▶ GOAL OF THE EXERCISE
Pictures in the data below are not part of the copy; transcribe everything else exactly.

▶ DATA SECTION
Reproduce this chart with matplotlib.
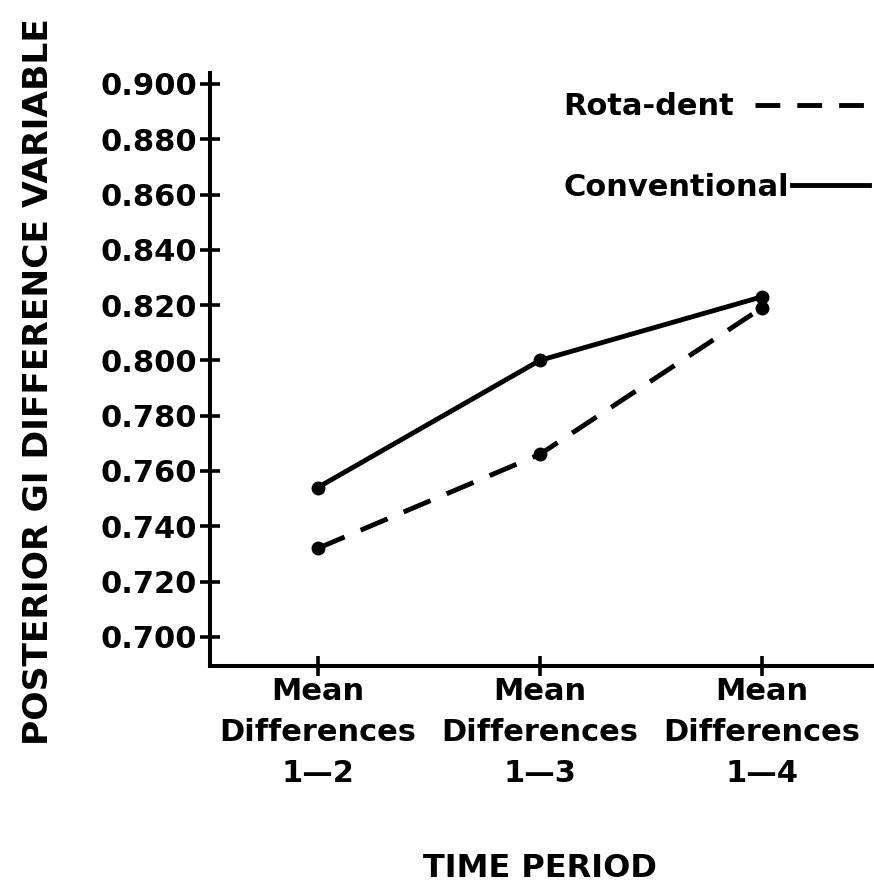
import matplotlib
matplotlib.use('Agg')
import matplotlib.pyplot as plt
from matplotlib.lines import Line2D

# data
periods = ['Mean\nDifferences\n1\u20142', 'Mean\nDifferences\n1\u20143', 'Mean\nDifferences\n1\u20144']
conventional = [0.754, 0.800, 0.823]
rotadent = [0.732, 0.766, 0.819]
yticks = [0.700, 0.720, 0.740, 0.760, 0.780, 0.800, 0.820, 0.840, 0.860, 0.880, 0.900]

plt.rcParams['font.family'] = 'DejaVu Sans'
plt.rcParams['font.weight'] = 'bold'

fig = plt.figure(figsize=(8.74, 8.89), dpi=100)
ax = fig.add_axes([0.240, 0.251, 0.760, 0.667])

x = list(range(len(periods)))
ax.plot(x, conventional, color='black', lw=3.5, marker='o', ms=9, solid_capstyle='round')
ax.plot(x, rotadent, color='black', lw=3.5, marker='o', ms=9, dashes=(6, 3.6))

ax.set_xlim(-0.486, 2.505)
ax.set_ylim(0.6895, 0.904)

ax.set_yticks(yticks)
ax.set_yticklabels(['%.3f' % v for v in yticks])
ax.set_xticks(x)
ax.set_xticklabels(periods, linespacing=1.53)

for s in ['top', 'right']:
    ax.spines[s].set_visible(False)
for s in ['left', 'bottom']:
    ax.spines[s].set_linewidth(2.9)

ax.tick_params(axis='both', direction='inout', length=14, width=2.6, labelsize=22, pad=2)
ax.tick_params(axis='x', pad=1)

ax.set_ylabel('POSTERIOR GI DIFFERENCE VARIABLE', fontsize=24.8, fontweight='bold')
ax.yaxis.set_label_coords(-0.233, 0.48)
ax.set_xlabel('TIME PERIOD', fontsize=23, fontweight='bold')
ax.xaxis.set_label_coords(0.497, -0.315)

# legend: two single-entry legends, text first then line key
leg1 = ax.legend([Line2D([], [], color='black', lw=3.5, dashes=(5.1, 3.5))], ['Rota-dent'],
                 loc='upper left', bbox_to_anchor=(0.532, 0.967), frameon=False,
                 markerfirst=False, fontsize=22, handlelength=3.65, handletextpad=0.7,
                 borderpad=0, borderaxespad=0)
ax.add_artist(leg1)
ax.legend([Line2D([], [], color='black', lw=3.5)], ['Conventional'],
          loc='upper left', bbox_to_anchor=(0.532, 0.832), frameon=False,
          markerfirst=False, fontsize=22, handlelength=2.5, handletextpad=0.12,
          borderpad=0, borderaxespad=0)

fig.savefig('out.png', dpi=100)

▶ TASK SOLUTION
Reproduce this chart with matplotlib.
import matplotlib
matplotlib.use('Agg')
import matplotlib.pyplot as plt
from matplotlib.lines import Line2D

# data
periods = ['Mean\nDifferences\n1\u20142', 'Mean\nDifferences\n1\u20143', 'Mean\nDifferences\n1\u20144']
conventional = [0.754, 0.800, 0.823]
rotadent = [0.732, 0.766, 0.819]
yticks = [0.700, 0.720, 0.740, 0.760, 0.780, 0.800, 0.820, 0.840, 0.860, 0.880, 0.900]

plt.rcParams['font.family'] = 'DejaVu Sans'
plt.rcParams['font.weight'] = 'bold'

fig = plt.figure(figsize=(8.74, 8.89), dpi=100)
ax = fig.add_axes([0.240, 0.251, 0.760, 0.667])

x = list(range(len(periods)))
ax.plot(x, conventional, color='black', lw=3.5, marker='o', ms=9, solid_capstyle='round')
ax.plot(x, rotadent, color='black', lw=3.5, marker='o', ms=9, dashes=(6, 3.6))

ax.set_xlim(-0.486, 2.505)
ax.set_ylim(0.6895, 0.904)

ax.set_yticks(yticks)
ax.set_yticklabels(['%.3f' % v for v in yticks])
ax.set_xticks(x)
ax.set_xticklabels(periods, linespacing=1.53)

for s in ['top', 'right']:
    ax.spines[s].set_visible(False)
for s in ['left', 'bottom']:
    ax.spines[s].set_linewidth(2.9)

ax.tick_params(axis='both', direction='inout', length=14, width=2.6, labelsize=22, pad=2)
ax.tick_params(axis='x', pad=1)

ax.set_ylabel('POSTERIOR GI DIFFERENCE VARIABLE', fontsize=24.8, fontweight='bold')
ax.yaxis.set_label_coords(-0.233, 0.48)
ax.set_xlabel('TIME PERIOD', fontsize=23, fontweight='bold')
ax.xaxis.set_label_coords(0.497, -0.315)

# legend: two single-entry legends, text first then line key
leg1 = ax.legend([Line2D([], [], color='black', lw=3.5, dashes=(5.1, 3.5))], ['Rota-dent'],
                 loc='upper left', bbox_to_anchor=(0.532, 0.967), frameon=False,
                 markerfirst=False, fontsize=22, handlelength=3.65, handletextpad=0.7,
                 borderpad=0, borderaxespad=0)
ax.add_artist(leg1)
ax.legend([Line2D([], [], color='black', lw=3.5)], ['Conventional'],
          loc='upper left', bbox_to_anchor=(0.532, 0.832), frameon=False,
          markerfirst=False, fontsize=22, handlelength=2.5, handletextpad=0.12,
          borderpad=0, borderaxespad=0)

fig.savefig('out.png', dpi=100)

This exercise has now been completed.